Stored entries
_ _ _
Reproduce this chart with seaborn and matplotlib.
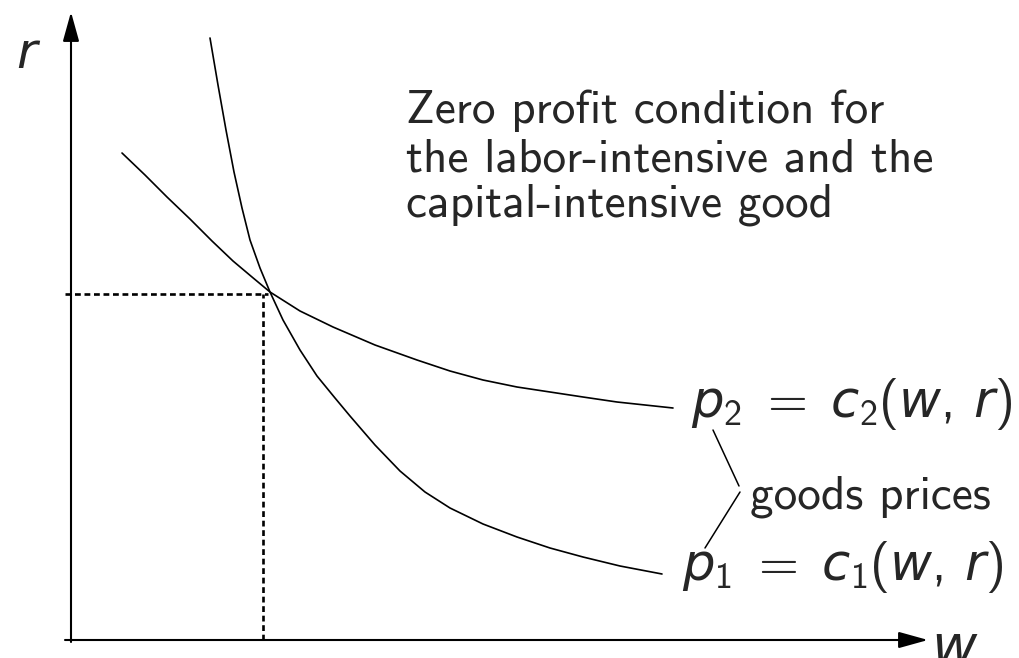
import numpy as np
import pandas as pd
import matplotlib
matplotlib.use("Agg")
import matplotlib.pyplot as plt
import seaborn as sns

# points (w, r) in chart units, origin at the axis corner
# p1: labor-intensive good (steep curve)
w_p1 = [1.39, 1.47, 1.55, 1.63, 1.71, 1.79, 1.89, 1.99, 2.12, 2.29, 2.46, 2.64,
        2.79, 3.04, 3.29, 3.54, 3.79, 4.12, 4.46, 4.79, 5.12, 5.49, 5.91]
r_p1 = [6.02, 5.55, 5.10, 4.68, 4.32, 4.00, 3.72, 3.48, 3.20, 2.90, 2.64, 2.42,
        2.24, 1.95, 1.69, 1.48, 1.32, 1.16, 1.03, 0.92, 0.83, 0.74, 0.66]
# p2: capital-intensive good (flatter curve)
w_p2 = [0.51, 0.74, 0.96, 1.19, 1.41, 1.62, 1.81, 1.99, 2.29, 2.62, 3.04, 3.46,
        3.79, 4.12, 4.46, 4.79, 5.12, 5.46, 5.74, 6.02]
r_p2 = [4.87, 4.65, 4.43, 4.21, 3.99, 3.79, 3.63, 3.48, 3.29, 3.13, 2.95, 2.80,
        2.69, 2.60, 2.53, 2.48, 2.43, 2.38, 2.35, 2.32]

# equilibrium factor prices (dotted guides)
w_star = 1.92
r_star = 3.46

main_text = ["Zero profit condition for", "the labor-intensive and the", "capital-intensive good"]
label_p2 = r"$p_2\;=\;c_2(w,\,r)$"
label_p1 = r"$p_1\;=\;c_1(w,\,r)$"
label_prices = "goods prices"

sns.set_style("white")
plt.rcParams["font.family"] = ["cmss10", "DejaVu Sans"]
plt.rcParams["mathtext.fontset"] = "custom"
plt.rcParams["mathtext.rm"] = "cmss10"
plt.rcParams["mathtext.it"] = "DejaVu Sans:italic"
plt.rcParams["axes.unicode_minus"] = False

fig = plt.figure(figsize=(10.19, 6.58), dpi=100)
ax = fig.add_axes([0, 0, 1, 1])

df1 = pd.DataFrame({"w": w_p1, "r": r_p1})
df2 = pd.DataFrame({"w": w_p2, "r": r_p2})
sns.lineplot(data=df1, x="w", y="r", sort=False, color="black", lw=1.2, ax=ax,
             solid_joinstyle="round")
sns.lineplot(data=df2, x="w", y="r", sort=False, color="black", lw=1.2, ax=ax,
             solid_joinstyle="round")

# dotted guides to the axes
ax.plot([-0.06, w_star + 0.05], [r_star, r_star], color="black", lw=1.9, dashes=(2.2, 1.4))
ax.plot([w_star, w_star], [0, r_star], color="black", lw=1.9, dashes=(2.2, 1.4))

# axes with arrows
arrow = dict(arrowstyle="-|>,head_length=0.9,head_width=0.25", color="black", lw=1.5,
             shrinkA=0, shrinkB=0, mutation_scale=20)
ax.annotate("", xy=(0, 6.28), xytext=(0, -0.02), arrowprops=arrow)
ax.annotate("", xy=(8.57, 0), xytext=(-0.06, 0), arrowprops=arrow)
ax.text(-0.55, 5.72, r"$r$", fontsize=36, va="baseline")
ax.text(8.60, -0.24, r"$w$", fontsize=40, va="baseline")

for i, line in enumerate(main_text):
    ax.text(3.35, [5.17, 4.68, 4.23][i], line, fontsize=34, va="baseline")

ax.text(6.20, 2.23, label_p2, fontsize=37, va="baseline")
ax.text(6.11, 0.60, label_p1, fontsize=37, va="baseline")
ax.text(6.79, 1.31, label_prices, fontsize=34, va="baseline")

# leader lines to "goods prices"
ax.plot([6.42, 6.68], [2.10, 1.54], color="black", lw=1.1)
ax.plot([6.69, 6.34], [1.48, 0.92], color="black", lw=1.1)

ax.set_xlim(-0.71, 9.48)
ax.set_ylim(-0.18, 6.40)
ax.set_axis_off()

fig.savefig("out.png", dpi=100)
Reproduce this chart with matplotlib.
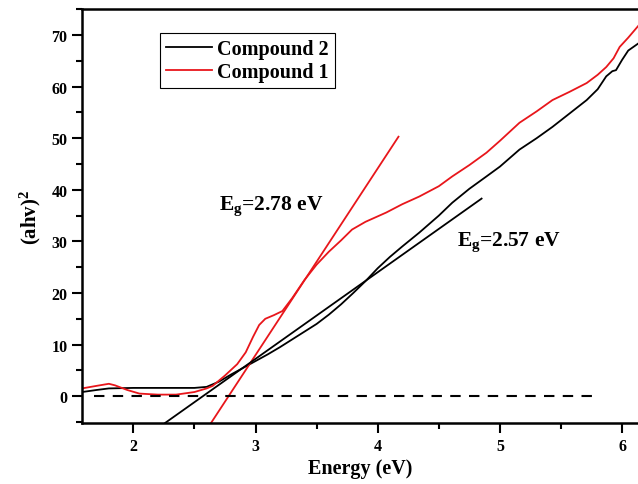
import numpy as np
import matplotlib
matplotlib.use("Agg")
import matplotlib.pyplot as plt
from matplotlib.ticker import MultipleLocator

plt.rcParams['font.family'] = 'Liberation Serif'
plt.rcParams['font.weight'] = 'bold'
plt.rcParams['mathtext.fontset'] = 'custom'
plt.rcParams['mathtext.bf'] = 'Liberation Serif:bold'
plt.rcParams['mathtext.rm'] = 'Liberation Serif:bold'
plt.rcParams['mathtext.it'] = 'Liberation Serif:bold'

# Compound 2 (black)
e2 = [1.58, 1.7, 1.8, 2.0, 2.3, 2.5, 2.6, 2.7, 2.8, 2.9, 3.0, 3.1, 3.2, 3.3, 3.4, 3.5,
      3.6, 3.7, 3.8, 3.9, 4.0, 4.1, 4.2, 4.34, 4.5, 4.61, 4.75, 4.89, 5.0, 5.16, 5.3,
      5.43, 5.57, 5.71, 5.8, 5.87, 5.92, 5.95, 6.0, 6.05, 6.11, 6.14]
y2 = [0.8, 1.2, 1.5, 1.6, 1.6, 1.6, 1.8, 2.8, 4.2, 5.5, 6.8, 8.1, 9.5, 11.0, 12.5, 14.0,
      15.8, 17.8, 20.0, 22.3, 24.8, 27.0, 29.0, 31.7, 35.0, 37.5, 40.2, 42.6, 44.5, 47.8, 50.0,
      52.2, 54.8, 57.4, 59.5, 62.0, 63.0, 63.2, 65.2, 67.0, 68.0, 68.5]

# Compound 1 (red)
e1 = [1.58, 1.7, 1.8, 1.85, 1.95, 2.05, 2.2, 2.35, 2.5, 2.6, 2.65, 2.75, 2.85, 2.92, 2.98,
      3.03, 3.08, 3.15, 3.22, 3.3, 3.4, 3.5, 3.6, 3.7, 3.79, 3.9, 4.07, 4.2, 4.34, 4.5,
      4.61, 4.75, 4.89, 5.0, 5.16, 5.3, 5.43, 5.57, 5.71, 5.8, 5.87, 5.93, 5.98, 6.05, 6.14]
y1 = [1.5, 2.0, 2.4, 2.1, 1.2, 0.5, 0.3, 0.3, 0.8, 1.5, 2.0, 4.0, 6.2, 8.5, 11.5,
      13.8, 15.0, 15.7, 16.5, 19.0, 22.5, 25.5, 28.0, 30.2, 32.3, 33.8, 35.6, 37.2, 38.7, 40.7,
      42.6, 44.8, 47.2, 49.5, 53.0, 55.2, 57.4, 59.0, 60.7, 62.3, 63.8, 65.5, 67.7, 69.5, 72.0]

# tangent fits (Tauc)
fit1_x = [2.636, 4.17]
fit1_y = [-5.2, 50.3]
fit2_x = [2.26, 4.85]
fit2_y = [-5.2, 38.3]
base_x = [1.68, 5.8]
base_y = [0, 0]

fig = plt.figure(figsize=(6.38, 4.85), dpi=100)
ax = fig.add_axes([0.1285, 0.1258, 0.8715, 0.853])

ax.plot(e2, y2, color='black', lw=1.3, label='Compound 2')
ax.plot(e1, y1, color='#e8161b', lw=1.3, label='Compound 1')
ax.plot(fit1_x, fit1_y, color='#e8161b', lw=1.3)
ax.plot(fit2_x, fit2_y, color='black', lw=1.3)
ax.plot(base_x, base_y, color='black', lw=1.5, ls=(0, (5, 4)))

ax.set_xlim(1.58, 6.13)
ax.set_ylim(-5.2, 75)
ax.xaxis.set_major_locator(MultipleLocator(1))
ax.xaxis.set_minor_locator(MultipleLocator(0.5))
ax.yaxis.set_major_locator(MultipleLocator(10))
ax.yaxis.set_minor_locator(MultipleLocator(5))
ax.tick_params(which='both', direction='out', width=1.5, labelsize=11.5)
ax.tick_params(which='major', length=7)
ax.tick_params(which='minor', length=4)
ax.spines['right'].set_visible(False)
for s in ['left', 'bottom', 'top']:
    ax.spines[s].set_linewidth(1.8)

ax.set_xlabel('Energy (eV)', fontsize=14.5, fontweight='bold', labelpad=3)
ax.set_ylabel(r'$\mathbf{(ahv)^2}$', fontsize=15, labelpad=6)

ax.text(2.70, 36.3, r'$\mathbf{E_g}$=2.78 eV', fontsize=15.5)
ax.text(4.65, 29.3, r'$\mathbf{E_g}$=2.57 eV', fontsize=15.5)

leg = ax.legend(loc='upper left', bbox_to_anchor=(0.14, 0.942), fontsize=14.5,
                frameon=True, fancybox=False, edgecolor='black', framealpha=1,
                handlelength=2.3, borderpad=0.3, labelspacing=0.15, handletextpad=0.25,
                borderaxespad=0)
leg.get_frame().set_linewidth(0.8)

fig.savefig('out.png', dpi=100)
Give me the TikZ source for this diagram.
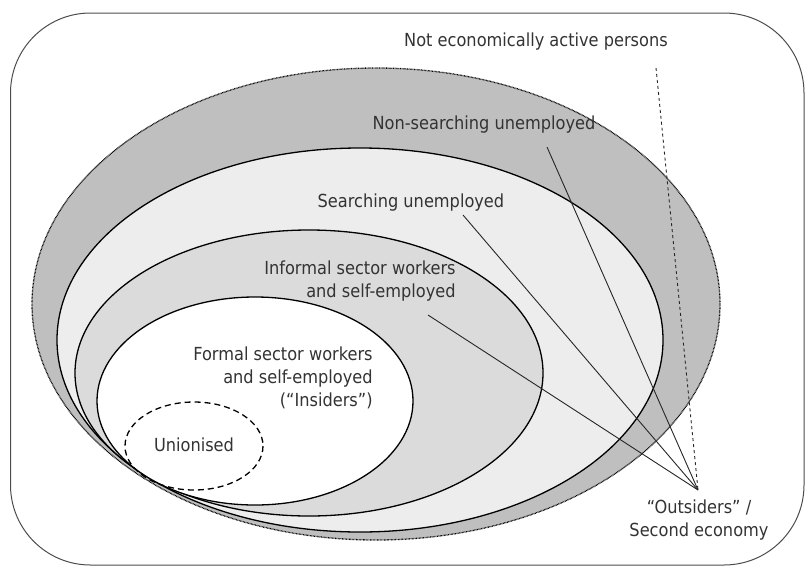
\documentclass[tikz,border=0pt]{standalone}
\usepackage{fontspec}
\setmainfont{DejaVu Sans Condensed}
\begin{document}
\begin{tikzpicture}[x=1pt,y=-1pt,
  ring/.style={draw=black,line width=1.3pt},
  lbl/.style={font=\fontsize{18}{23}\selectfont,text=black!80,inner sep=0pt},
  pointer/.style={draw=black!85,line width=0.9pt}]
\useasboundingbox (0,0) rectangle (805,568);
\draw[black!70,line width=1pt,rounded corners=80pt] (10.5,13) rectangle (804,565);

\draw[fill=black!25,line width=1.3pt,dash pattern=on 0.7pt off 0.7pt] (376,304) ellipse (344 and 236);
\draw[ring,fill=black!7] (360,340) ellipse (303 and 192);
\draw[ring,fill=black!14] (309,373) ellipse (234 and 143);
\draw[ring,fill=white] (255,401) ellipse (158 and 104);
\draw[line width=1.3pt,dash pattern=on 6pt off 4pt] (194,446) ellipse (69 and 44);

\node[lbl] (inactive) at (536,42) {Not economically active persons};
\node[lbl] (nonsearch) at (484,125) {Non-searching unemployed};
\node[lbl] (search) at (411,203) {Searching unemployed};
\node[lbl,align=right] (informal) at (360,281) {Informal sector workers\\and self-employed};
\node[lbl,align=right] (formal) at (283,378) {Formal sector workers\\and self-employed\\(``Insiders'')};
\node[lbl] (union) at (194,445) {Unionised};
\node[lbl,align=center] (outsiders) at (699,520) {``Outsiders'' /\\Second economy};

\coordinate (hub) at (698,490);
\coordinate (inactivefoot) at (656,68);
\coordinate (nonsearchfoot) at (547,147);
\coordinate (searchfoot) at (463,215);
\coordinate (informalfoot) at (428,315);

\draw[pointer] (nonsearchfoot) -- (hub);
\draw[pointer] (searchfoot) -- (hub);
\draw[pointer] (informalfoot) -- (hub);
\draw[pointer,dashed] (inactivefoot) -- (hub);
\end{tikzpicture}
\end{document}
_ _ _
- **Aim**: Extract, word for word, each line from the top of the data down to and including the line with "import seaborn as sns"; skip the pictures.

- **Response for this exercise**:
Reproduce this chart with seaborn and matplotlib.
import numpy as np
import pandas as pd
import matplotlib
matplotlib.use("Agg")
import matplotlib.pyplot as plt
import seaborn as sns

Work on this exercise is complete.